Dr. Ahlmann has been collecting evidence from a variety of sources: temperature records, glaciers, trees, fish. In the Scandinavian countries, he says, the winters have been getting milder since the 19th Century.
In the heyday of the Vikings, before 1300 A.D., the populous republic of Iceland lived largely by agriculture; the Norse raised sheep in Greenland, where no sheep graze today. After 1300, the cold crept down and the Icelanders gave up farming. The Greenlanders were exterminated, perhaps by starvation, perhaps by glacier-fleeing Eskimos. Now that the tide has turned, Dr. Ahlmann, a good Norseman, hopes the warm cycle will last for at least a few centuries.
Vikings losing to Eskimos? Not bloody likely. Leaving because they were starving and freezing their asses off? Likely.
They all emigrated when GHCN told them that they had been reading thermometers wrong and that it was really much colder.
http://notalotofpeopleknowthat.wordpress.com/2012/10/28/ghcn-temperature-adjustments-in-icelanda-closer-look-at-stykkisholmurpart-i/#more-1832
A good description of the passing of the MWP:
“Then it is mentioned that, according to certain title deeds of properly going back to 1561, on the mountain slopes of the Vivarais, where now the vine crops of grapes used to be gathered at the height of 600 meters, no longer bear fruit. Again, in the neighborhood of Carcassonne, the cultivation of the olive has receded some fifteen or sixteen kilometers to the southward from the latitude to which it extended a hundred years ago.
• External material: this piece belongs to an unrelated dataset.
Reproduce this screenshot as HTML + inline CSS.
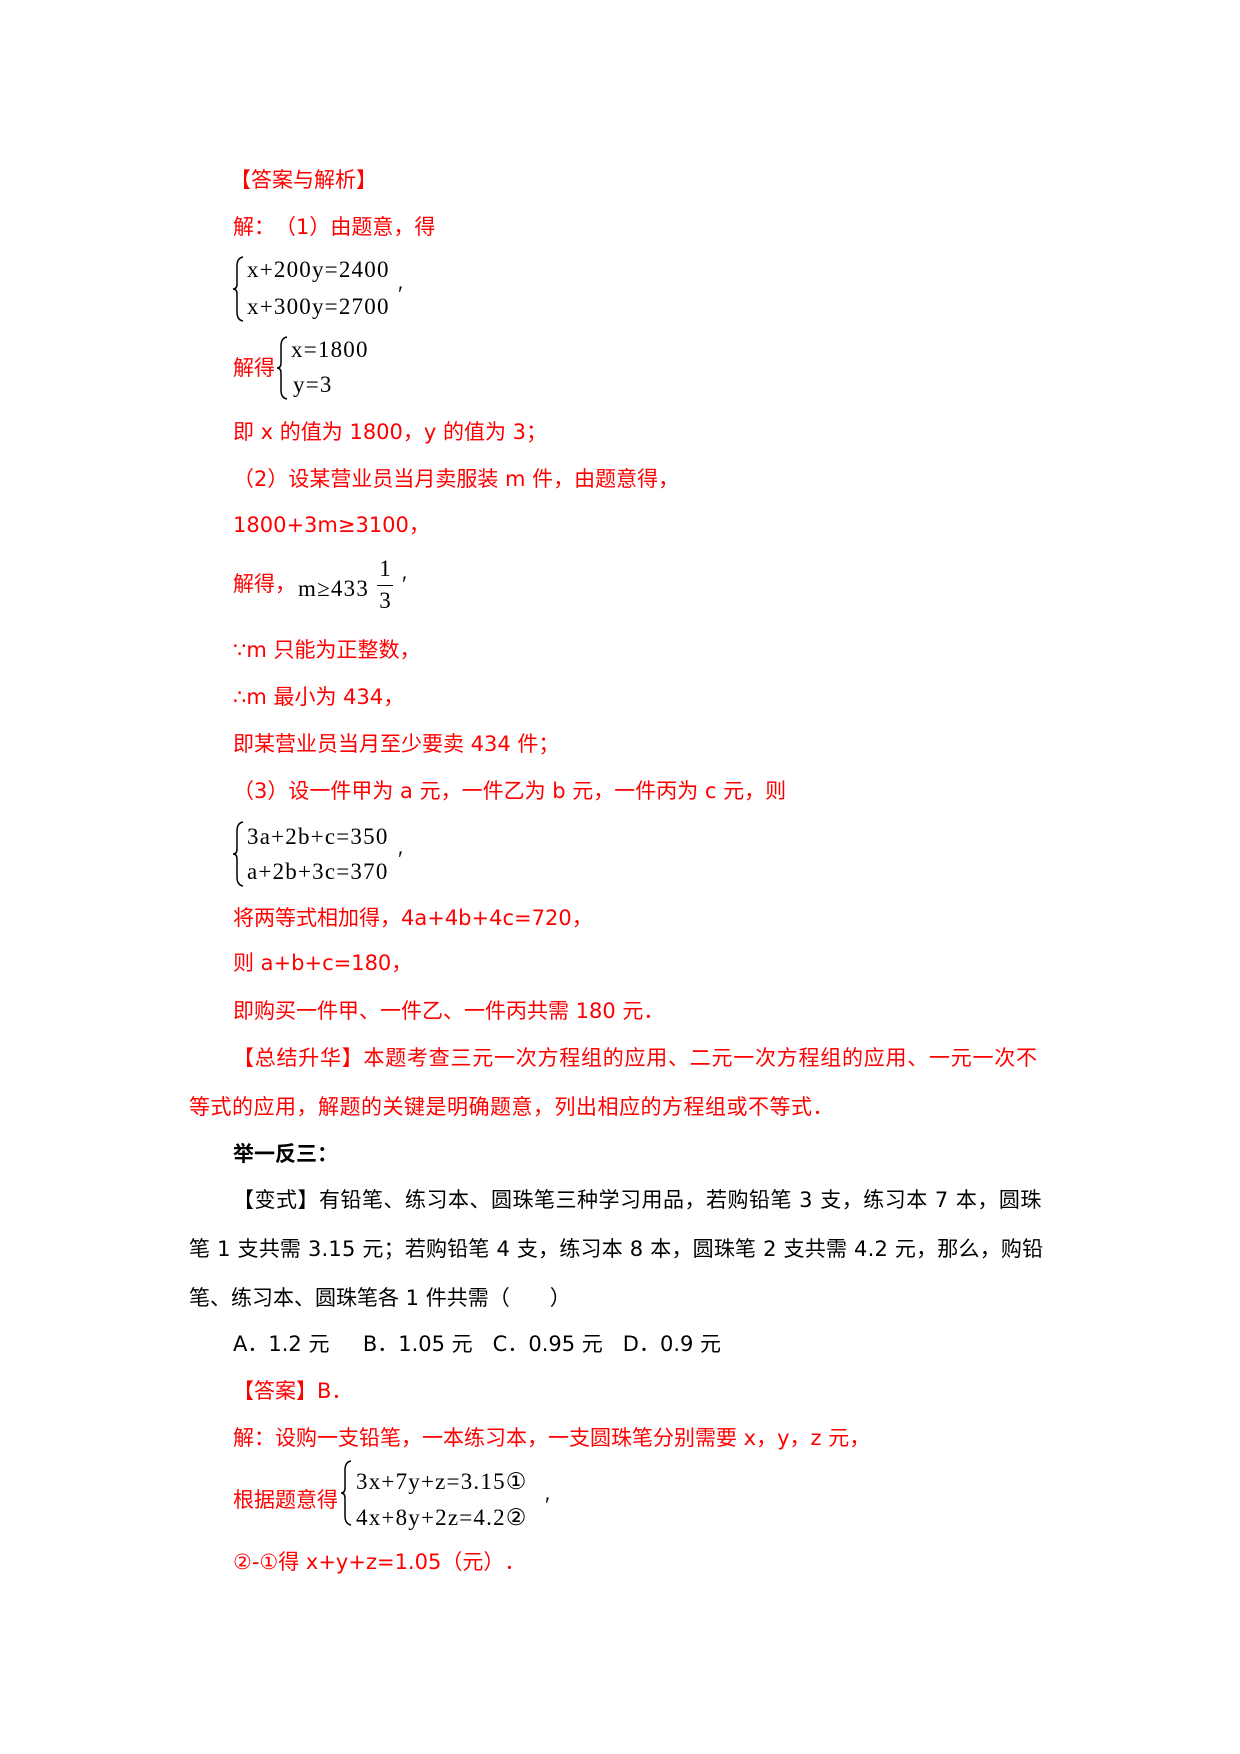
<!DOCTYPE html>
<html><head><meta charset="utf-8"><style>
body{margin:0;background:#fff;width:1240px;height:1754px;position:relative;overflow:hidden}
.l{position:absolute;white-space:nowrap;line-height:26px;height:26px;font-family:"DejaVu Sans","Noto Sans CJK SC",sans-serif;font-size:21px;color:#f00;text-spacing-trim:space-all}
.k{color:#000}
.m{position:absolute;white-space:nowrap;font-family:"Liberation Serif","DejaVu Serif",serif;font-size:23px;color:#000;line-height:26px;letter-spacing:1.2px}
.b{position:absolute}
</style></head><body>
<div class="l" style="left:230px;top:167px">【答案与解析】</div>
<div class="l" style="left:233px;top:214px">解：（1）由题意，得</div>
<svg class="b" style="left:232px;top:256px" width="14" height="66"><path d="M11 1 Q5 2 5 10 L5 28 Q5 33 1 33 Q5 33 5 38 L5 56 Q5 64 11 65" fill="none" stroke="#000" stroke-width="1.5"/></svg>
<div class="m" style="left:247px;top:257px">x+200y=2400</div>
<div class="m" style="left:247px;top:294px">x+300y=2700</div>
<div class="m" style="left:398px;top:282px">′</div>
<div class="l" style="left:233px;top:355px">解得</div>
<svg class="b" style="left:276px;top:336px" width="14" height="64"><path d="M11 1 Q5 2 5 10 L5 27 Q5 32 1 32 Q5 32 5 37 L5 54 Q5 62 11 63" fill="none" stroke="#000" stroke-width="1.5"/></svg>
<div class="m" style="left:291px;top:337px">x=1800</div>
<div class="m" style="left:293px;top:372px">y=3</div>
<div class="l" style="left:233px;top:419px">即 x 的值为 1800，y 的值为 3；</div>
<div class="l" style="left:233px;top:466px">（2）设某营业员当月卖服装 m 件，由题意得，</div>
<div class="l" style="left:233px;top:512px">1800+3m≥3100，</div>
<div class="l" style="left:233px;top:571px">解得，</div>
<div class="m" style="left:298px;top:576px">m≥433</div>
<div class="m" style="left:377px;top:556px;width:16px;text-align:center;letter-spacing:0">1</div>
<div class="b" style="left:377px;top:585px;width:16px;height:1px;background:#000"></div>
<div class="m" style="left:377px;top:588px;width:16px;text-align:center;letter-spacing:0">3</div>
<div class="m" style="left:402px;top:572px">′</div>
<div class="l" style="left:233px;top:637px">∵m 只能为正整数，</div>
<div class="l" style="left:233px;top:684px">∴m 最小为 434，</div>
<div class="l" style="left:233px;top:731px">即某营业员当月至少要卖 434 件；</div>
<div class="l" style="left:233px;top:778px">（3）设一件甲为 a 元，一件乙为 b 元，一件丙为 c 元，则</div>
<svg class="b" style="left:232px;top:821px" width="14" height="66"><path d="M11 1 Q5 2 5 10 L5 28 Q5 33 1 33 Q5 33 5 38 L5 56 Q5 64 11 65" fill="none" stroke="#000" stroke-width="1.5"/></svg>
<div class="m" style="left:247px;top:824px">3a+2b+c=350</div>
<div class="m" style="left:247px;top:859px">a+2b+3c=370</div>
<div class="m" style="left:398px;top:847px">′</div>
<div class="l" style="left:233px;top:905px">将两等式相加得，4a+4b+4c=720，</div>
<div class="l" style="left:233px;top:950px">则 a+b+c=180，</div>
<div class="l" style="left:233px;top:998px">即购买一件甲、一件乙、一件丙共需 180 元．</div>
<div class="l" style="left:233px;top:1045px;letter-spacing:0.75px">【总结升华】本题考查三元一次方程组的应用、二元一次方程组的应用、一元一次不</div>
<div class="l" style="left:189px;top:1094px;letter-spacing:0.5px">等式的应用，解题的关键是明确题意，列出相应的方程组或不等式．</div>
<div class="l k" style="left:233px;top:1141px;font-weight:bold">举一反三：</div>
<div class="l k" style="left:233px;top:1187px;letter-spacing:0.5px">【变式】有铅笔、练习本、圆珠笔三种学习用品，若购铅笔 3 支，练习本 7 本，圆珠</div>
<div class="l k" style="left:189px;top:1236px;letter-spacing:0.2px">笔 1 支共需 3.15 元；若购铅笔 4 支，练习本 8 本，圆珠笔 2 支共需 4.2 元，那么，购铅</div>
<div class="l k" style="left:189px;top:1285px">笔、练习本、圆珠笔各 1 件共需（&nbsp;&nbsp;&nbsp;&nbsp;&nbsp;&nbsp;）</div>
<div class="l k" style="left:233px;top:1331px">A．1.2 元&nbsp;&nbsp;&nbsp;&nbsp; B．1.05 元&nbsp;&nbsp; C．0.95 元&nbsp;&nbsp; D．0.9 元</div>
<div class="l" style="left:233px;top:1378px">【答案】B．</div>
<div class="l" style="left:233px;top:1425px">解：设购一支铅笔，一本练习本，一支圆珠笔分别需要 x，y，z 元，</div>
<div class="l" style="left:233px;top:1487px">根据题意得</div>
<svg class="b" style="left:340px;top:1460px" width="14" height="66"><path d="M11 1 Q5 2 5 10 L5 28 Q5 33 1 33 Q5 33 5 38 L5 56 Q5 64 11 65" fill="none" stroke="#000" stroke-width="1.5"/></svg>
<div class="m" style="left:356px;top:1469px">3x+7y+z=3.15①</div>
<div class="m" style="left:356px;top:1505px">4x+8y+2z=4.2②</div>
<div class="m" style="left:545px;top:1493px">′</div>
<div class="l" style="left:233px;top:1549px">②-①得 x+y+z=1.05（元）．</div>
</body></html>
The sugarcane has disappeared from Provence, where it has been acclimatised. The orange trees of Hyeres, the cultivation of which extended in the sixteenth century as far as the village of Ouers, have been smitten with disease under a sky which is no longer favorable to their growth, and have had to be replaced by hardier fruit trees, such as peaches and almonds. In the Swiss Alps the ice line has invaded summits formerly covered with magnificent forests, of which the massive trunks and sturdy roots are still found in situ. In Germany the vegetation of the steppe shows itself in our own day in the midst of tracts formerly fertile.”